Berbeda dengan orang Amerika, jika kita mengemukan sesuatu kepada atasan, menyatakan apa yang sesungguhnya kita fikirkan, bahkan mungkin tidak sependapat dengannya, ini merupakan suatu hal yang wajar saja. Karena perbedaan status tidak begitu kuat terjadi pada orang Amerika tersebut.

·      Penyesuaian Diri Berjalan Dua Arah

Seseorang tidak perlu menghabiskan hidupnya untuk mempelajari berbagai budaya, karena tidak ada satu budayapun yang bersifat statik, semua budaya secara konstan  berubah. Seperti Indonesia yang sedikit menggunakan budaya Negara lain. Hal ini tidak terelakkan dan mungkin konstruktif bila kita tahu bagaimana menggunakan pengetahuan kita. Tinggal kita menyadari dampak perubahan ini pada diri kita dan belajar memanfaatkan perubahan-perubahan tersebut secara trampil. Dan oleh sebab itu kita harus memahami bagaimana kedua budaya tersebut saling berinteraksi.

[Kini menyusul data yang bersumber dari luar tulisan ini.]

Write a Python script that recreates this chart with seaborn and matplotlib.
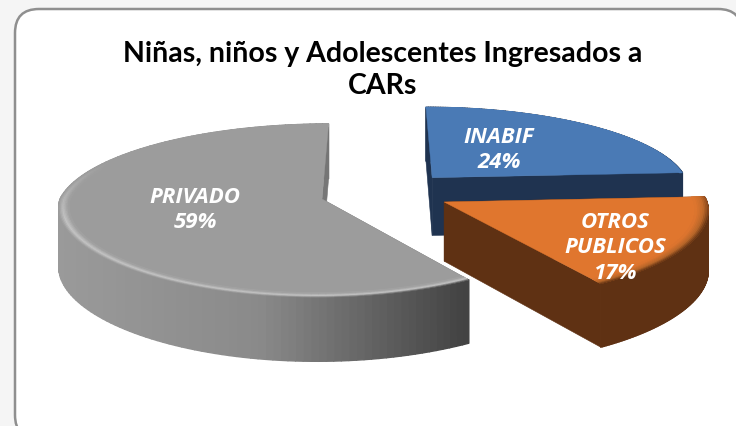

·      Konformitas atau Penyesuaian Diri

Untuk bekerjasama dengan orang-orang kita tidak harus seperti mereka. Bila kita melakukan konformitas(keseragaman) sepenuhnya, maka orang Arab, orang Amerika Serikat, orang America Latin, orang Italia, dan siapapun akan menganggap prilaku kita membingungkan dan tidak tulus. Ia mencurigai motif kita. Kita diharapkan untuk berbeda, namun kita juga diharapakan untuk menghormati dan menerima orang-orang lain apa adanya. Dan kita tidak terlalu memaksa kepribadian kita, belajar berkomunikasi dengan mereka dengan mengamati tradisi-tradisi mereka.
Kesadaran tentang adanya kekeliruan-kekeliruan dalam hubungan lintas budaya merupakan langkah maju pertama yang besar. Dan menerima fakta bahwa pendirian-pendirian orang lain merupakan suatu langkah maju lainnya.